> DATASET CONTENT:
- - -

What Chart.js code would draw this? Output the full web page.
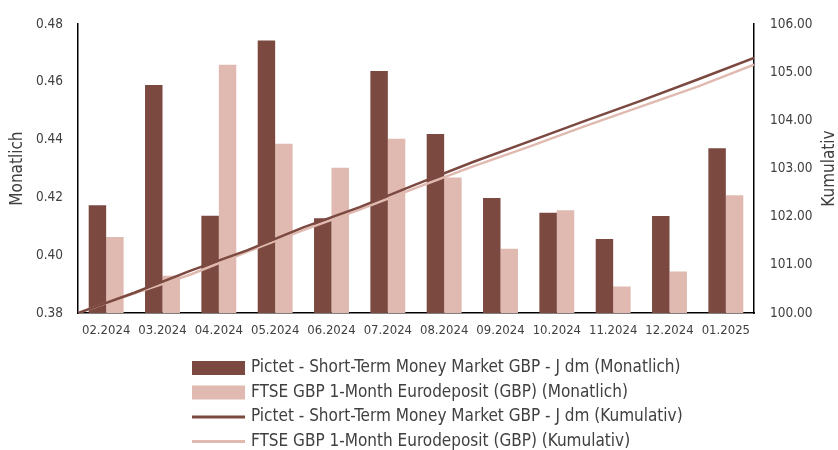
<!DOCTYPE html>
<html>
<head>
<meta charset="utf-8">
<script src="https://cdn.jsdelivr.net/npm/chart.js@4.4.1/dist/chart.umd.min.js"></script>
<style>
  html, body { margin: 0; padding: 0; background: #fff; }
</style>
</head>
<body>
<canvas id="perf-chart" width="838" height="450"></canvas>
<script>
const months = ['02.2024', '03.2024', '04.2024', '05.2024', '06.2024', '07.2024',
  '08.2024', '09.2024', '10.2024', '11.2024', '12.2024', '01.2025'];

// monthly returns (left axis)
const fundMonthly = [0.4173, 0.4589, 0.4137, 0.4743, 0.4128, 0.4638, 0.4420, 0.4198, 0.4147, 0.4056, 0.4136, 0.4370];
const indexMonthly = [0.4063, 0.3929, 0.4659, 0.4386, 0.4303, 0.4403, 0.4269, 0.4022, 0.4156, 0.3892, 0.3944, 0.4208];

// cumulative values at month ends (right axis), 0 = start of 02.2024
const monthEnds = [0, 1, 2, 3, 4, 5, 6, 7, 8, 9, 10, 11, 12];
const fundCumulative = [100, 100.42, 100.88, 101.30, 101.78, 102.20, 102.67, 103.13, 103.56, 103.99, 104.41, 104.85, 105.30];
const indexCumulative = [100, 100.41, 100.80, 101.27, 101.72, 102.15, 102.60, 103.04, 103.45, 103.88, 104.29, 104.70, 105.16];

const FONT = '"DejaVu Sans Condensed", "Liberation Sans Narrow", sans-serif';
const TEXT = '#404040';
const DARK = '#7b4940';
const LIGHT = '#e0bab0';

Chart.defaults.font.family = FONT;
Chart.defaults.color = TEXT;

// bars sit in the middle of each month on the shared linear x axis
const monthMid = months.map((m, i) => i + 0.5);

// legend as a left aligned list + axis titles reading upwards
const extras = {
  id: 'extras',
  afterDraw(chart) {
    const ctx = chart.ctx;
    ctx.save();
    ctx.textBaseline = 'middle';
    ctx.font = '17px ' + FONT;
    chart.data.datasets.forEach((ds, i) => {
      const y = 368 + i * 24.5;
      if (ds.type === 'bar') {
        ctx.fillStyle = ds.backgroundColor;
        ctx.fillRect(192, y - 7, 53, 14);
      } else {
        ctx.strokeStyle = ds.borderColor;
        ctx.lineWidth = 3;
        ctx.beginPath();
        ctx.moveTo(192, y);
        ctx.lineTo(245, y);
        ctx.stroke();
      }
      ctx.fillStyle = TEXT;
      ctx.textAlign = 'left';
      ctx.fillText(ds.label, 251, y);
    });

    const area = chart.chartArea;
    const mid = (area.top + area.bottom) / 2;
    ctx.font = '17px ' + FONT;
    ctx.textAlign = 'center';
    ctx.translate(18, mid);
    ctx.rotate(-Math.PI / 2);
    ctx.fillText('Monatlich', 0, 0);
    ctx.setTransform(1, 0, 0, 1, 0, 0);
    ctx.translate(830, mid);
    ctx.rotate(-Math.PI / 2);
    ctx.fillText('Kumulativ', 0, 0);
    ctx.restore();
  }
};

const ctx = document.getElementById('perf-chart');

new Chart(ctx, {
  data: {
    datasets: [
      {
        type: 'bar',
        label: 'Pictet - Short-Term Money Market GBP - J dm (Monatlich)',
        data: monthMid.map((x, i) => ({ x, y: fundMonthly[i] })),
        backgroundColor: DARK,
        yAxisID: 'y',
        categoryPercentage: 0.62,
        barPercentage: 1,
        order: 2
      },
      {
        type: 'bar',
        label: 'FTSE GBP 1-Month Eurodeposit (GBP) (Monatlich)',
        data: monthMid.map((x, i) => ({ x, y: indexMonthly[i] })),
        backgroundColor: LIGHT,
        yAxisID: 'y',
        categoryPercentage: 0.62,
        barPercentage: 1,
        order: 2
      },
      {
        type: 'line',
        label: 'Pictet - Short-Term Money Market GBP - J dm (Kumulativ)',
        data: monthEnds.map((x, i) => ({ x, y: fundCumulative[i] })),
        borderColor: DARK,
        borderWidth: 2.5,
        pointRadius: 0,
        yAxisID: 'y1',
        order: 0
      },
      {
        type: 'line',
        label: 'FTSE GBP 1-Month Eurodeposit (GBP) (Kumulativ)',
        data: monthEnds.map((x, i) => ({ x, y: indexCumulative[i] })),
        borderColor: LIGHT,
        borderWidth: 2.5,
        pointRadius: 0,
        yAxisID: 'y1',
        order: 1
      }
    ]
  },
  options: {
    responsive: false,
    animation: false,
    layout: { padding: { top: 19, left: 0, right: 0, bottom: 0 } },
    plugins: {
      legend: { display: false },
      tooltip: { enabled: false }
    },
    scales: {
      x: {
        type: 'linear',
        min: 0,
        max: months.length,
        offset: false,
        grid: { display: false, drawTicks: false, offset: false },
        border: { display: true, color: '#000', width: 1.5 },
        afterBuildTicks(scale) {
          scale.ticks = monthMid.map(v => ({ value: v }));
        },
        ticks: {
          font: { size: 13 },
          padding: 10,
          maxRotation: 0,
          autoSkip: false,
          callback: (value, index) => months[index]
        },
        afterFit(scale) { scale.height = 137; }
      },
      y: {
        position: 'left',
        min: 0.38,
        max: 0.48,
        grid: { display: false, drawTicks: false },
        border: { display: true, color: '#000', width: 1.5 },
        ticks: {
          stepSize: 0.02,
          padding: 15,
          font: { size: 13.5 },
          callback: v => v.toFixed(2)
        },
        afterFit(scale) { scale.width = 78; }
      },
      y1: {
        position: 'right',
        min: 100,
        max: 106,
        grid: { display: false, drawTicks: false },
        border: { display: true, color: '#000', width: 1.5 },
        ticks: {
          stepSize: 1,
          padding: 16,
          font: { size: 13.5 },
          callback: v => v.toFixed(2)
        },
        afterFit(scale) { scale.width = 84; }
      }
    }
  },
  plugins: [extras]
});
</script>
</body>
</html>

- - -

> EXERCISE:
Give back exactly the lines from the first line of the data through the line with "104.29, 104.70, 105.16];", pictures excluded.

> IN RESPONSE:
What Chart.js code would draw this? Output the full web page.
<!DOCTYPE html>
<html>
<head>
<meta charset="utf-8">
<script src="https://cdn.jsdelivr.net/npm/chart.js@4.4.1/dist/chart.umd.min.js"></script>
<style>
  html, body { margin: 0; padding: 0; background: #fff; }
</style>
</head>
<body>
<canvas id="perf-chart" width="838" height="450"></canvas>
<script>
const months = ['02.2024', '03.2024', '04.2024', '05.2024', '06.2024', '07.2024',
  '08.2024', '09.2024', '10.2024', '11.2024', '12.2024', '01.2025'];

// monthly returns (left axis)
const fundMonthly = [0.4173, 0.4589, 0.4137, 0.4743, 0.4128, 0.4638, 0.4420, 0.4198, 0.4147, 0.4056, 0.4136, 0.4370];
const indexMonthly = [0.4063, 0.3929, 0.4659, 0.4386, 0.4303, 0.4403, 0.4269, 0.4022, 0.4156, 0.3892, 0.3944, 0.4208];

// cumulative values at month ends (right axis), 0 = start of 02.2024
const monthEnds = [0, 1, 2, 3, 4, 5, 6, 7, 8, 9, 10, 11, 12];
const fundCumulative = [100, 100.42, 100.88, 101.30, 101.78, 102.20, 102.67, 103.13, 103.56, 103.99, 104.41, 104.85, 105.30];
const indexCumulative = [100, 100.41, 100.80, 101.27, 101.72, 102.15, 102.60, 103.04, 103.45, 103.88, 104.29, 104.70, 105.16];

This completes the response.